Dimensions and Attribute Lineage¶
Every foreign key attribute traces back to the dimension where it was first defined. This is called attribute lineage:
Subject.subject_id → myschema.subject.subject_id (origin)
Session.subject_id → myschema.subject.subject_id (inherited via foreign key)
Session.session_idx → myschema.session.session_idx (origin)
Trial.subject_id → myschema.subject.subject_id (inherited via foreign key)
Trial.session_idx → myschema.session.session_idx (inherited via foreign key)
Trial.trial_idx → myschema.trial.trial_idx (origin)
Lineage enables semantic matching—DataJoint only joins attributes that
trace back to the same dimension. Two attributes named id from different
dimensions cannot be accidentally joined.
See Semantic Matching for details.
Recognizing Dimensions in Diagrams¶
In schema diagrams:
| Visual | Meaning |
|---|---|
| Underlined name | Introduces at least one new dimension |
| Non-underlined name | All PK attributes inherited (no new dimensions) |
| Thick solid line | One-to-one extension (no new dimension) |
| Thin solid line | Containment (may introduce dimension) |
Common dimensions in neuroscience:
- Subject — Who/what is being studied
- Session — When data was collected
- Trial — Individual experimental unit
- Modality — Type of data (ephys, imaging, behavior)

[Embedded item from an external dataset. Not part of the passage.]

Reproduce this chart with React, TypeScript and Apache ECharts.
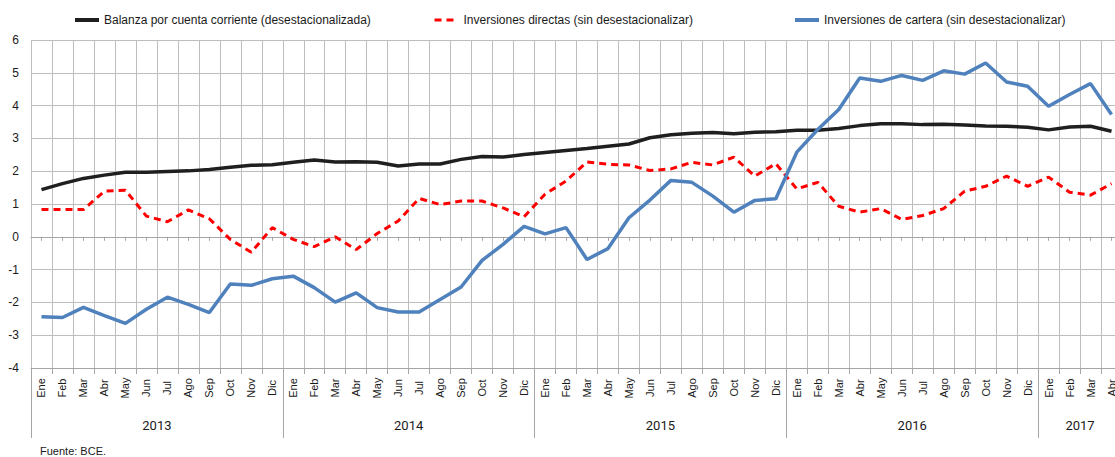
import React, { useEffect, useRef } from "react";
import * as echarts from "echarts";

const months = ["Ene","Feb","Mar","Abr","May","Jun","Jul","Ago","Sep","Oct","Nov","Dic"];
const years = ["2013", "2014", "2015", "2016", "2017"];
const monthsPerYear = [12, 12, 12, 12, 4];
const yTicks = { min: -4, max: 6, interval: 1 };

const balanza = [
  1.44, 1.62, 1.78, 1.88, 1.97, 1.97, 1.99, 2.01, 2.05, 2.12, 2.18, 2.2,
  2.27, 2.34, 2.28, 2.29, 2.27, 2.16, 2.22, 2.22, 2.36, 2.45, 2.43, 2.51,
  2.57, 2.63, 2.69, 2.76, 2.83, 3.02, 3.11, 3.16, 3.18, 3.14, 3.19, 3.2,
  3.25, 3.25, 3.3, 3.39, 3.45, 3.45, 3.42, 3.43, 3.41, 3.38, 3.37, 3.34,
  3.26, 3.35, 3.37, 3.22,
];
const directas = [
  0.83, 0.83, 0.83, 1.39, 1.42, 0.63, 0.46, 0.82, 0.55, -0.08, -0.47, 0.28,
  -0.08, -0.3, 0.0, -0.39, 0.1, 0.48, 1.17, 0.98, 1.09, 1.09, 0.88, 0.61,
  1.3, 1.7, 2.28, 2.21, 2.19, 2.02, 2.07, 2.27, 2.19, 2.43, 1.85, 2.23,
  1.46, 1.66, 0.93, 0.75, 0.86, 0.53, 0.65, 0.86, 1.39, 1.54, 1.85, 1.54,
  1.82, 1.36, 1.27, 1.62,
];
const cartera = [
  -2.44, -2.46, -2.15, -2.4, -2.64, -2.21, -1.84, -2.06, -2.31, -1.44, -1.48, -1.28,
  -1.2, -1.55, -1.99, -1.71, -2.16, -2.29, -2.29, -1.91, -1.53, -0.72, -0.23, 0.32,
  0.09, 0.28, -0.69, -0.36, 0.58, 1.12, 1.72, 1.66, 1.24, 0.75, 1.11, 1.16,
  2.58, 3.27, 3.88, 4.84, 4.74, 4.92, 4.77, 5.06, 4.96, 5.3, 4.72, 4.59,
  3.98, 4.34, 4.67, 3.73,
];

const seriesNames = [
  "Balanza por cuenta corriente (desestacionalizada)",
  "Inversiones directas (sin desestacionalizar)",
  "Inversiones de cartera (sin desestacionalizar)",
];

export default function App() {
  const ref = useRef<HTMLDivElement>(null);

  useEffect(() => {
    if (!ref.current) return;
    const chart = echarts.init(ref.current, null, { renderer: "svg" });

    const monthLabels: string[] = [];
    monthsPerYear.forEach((n) => {
      for (let m = 0; m < n; m++) monthLabels.push(months[m]);
    });
    const total = monthLabels.length;
    const yearAxisData: string[] = new Array(total * 2 + 1).fill("");
    const boundaries = new Set<number>();
    let start = 0;
    years.forEach((y, k) => {
      boundaries.add(start * 2);
      yearAxisData[start * 2 + monthsPerYear[k]] = y;
      start += monthsPerYear[k];
    });
    boundaries.add(start * 2);

    const gridColor = "#bdbdbd";
    const axisColor = "#a6a6a6";
    const font = "'Liberation Sans', Arial, sans-serif";

    const legendBase = {
      itemWidth: 24,
      itemHeight: 10,
      itemGap: 4,
      padding: 0,
      top: 14,
      itemStyle: { opacity: 0 },
      textStyle: { fontSize: 12, color: "#1a1a1a", fontFamily: font },
    };

    chart.setOption({
      animation: false,
      backgroundColor: "#ffffff",
      legend: [
        { ...legendBase, left: 73, data: [seriesNames[0]], lineStyle: { width: 4 } },
        { ...legendBase, left: 433, data: [seriesNames[1]], lineStyle: { width: 3 } },
        { ...legendBase, left: 793, data: [seriesNames[2]], lineStyle: { width: 4 } },
      ],
      grid: { left: 31, right: 0, top: 40, bottom: 89, containLabel: false },
      xAxis: [
        {
          type: "category",
          position: "bottom",
          data: monthLabels,
          boundaryGap: true,
          axisLine: { onZero: false, lineStyle: { color: axisColor, width: 1 } },
          axisTick: { show: true, interval: 0, length: 6, lineStyle: { color: axisColor } },
          splitLine: { show: true, interval: 0, lineStyle: { color: gridColor, width: 1 } },
          axisLabel: {
            interval: 0,
            rotate: 90,
            align: "center",
            verticalAlign: "middle",
            margin: 20,
            fontSize: 11,
            color: "#1a1a1a",
            fontFamily: font,
          },
        },
        {
          type: "category",
          position: "top",
          data: monthLabels,
          boundaryGap: true,
          axisLine: { show: true, onZero: true, lineStyle: { color: axisColor, width: 1 } },
          axisTick: { show: true, inside: true, alignWithLabel: true, interval: 0, length: 4, lineStyle: { color: axisColor } },
          axisLabel: { show: false },
          splitLine: { show: false },
        },
        {
          type: "category",
          position: "bottom",
          data: yearAxisData,
          boundaryGap: false,
          axisLine: { show: false, onZero: false },
          axisTick: {
            show: true,
            length: 70,
            interval: (index: number) => boundaries.has(index),
            lineStyle: { color: axisColor, width: 1 },
          },
          axisLabel: {
            interval: 0,
            margin: 51,
            fontSize: 13,
            color: "#1a1a1a",
            fontFamily: "Roboto, 'Liberation Sans', sans-serif",
          },
          splitLine: { show: false },
        },
      ],
      yAxis: {
        type: "value",
        min: yTicks.min,
        max: yTicks.max,
        interval: yTicks.interval,
        axisLine: { show: false },
        axisTick: { show: false },
        splitLine: { show: true, lineStyle: { color: gridColor, width: 1 } },
        axisLabel: { fontSize: 12, color: "#1a1a1a", margin: 12, fontFamily: font },
      },
      series: [
        {
          name: seriesNames[0],
          type: "line",
          xAxisIndex: 0,
          data: balanza,
          symbol: "none",
          lineStyle: { color: "#1f1f1f", width: 3.5 },
          itemStyle: { color: "#1f1f1f" },
          z: 3,
        },
        {
          name: seriesNames[1],
          type: "line",
          xAxisIndex: 0,
          data: directas,
          symbol: "none",
          lineStyle: { color: "#ff0000", width: 3, type: [7, 5] },
          itemStyle: { color: "#ff0000" },
          z: 4,
        },
        {
          name: seriesNames[2],
          type: "line",
          xAxisIndex: 0,
          data: cartera,
          symbol: "none",
          lineStyle: { color: "#4f81bd", width: 3.5 },
          itemStyle: { color: "#4f81bd" },
          z: 5,
        },
      ],
      graphic: [
        {
          type: "text",
          left: 40,
          top: 445,
          style: { text: "Fuente: BCE.", fontSize: 11, fill: "#1a1a1a", fontFamily: font },
        },
      ],
    });

    return () => chart.dispose();
  }, []);

  return (
    <div style={{ position: "fixed", left: 0, top: 0, width: 1115, height: 457, overflow: "hidden", background: "#fff" }}>
      <div ref={ref} style={{ position: "absolute", left: 0, top: 0, width: 1125, height: 457 }} />
    </div>
  );
}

- Parameter set — Configuration for analysis
Understanding dimensions helps design schemas that naturally express your experimental structure and ensures correct joins through semantic matching.
Best Practices¶
- Answer the three questions before designing any table
- Choose stable identifiers that won't need to change
- Keep keys minimal — Include only what's necessary for uniqueness
- Document key semantics — Explain what the key represents
- Consider downstream queries — Keys affect join performance
Common Mistakes¶
Too few key attributes¶
# Wrong: experiment_id alone isn't unique
class Trial(dj.Manual):
definition = """
experiment_id : int64
---
trial_number : int32 # Should be part of key!
result : float32
"""
Too many key attributes¶
# Wrong: timestamp makes every row unique, losing entity semantics
class Measurement(dj.Manual):
definition = """
subject_id : int64
timestamp : datetime(6) # Microsecond precision
---
value : float32
"""
Mutable natural keys¶
# Risky: names can change
class Patient(dj.Manual):
definition = """
patient_name : varchar(100) # What if they change their name?
---
date_of_birth : date
"""
Summary¶
Entity integrity is maintained by:
- Primary keys that uniquely identify each entity
- Foreign keys that establish valid references
- Physical systems that link real-world entities to records
The three questions framework ensures your primary keys provide meaningful, stable identification for your domain entities.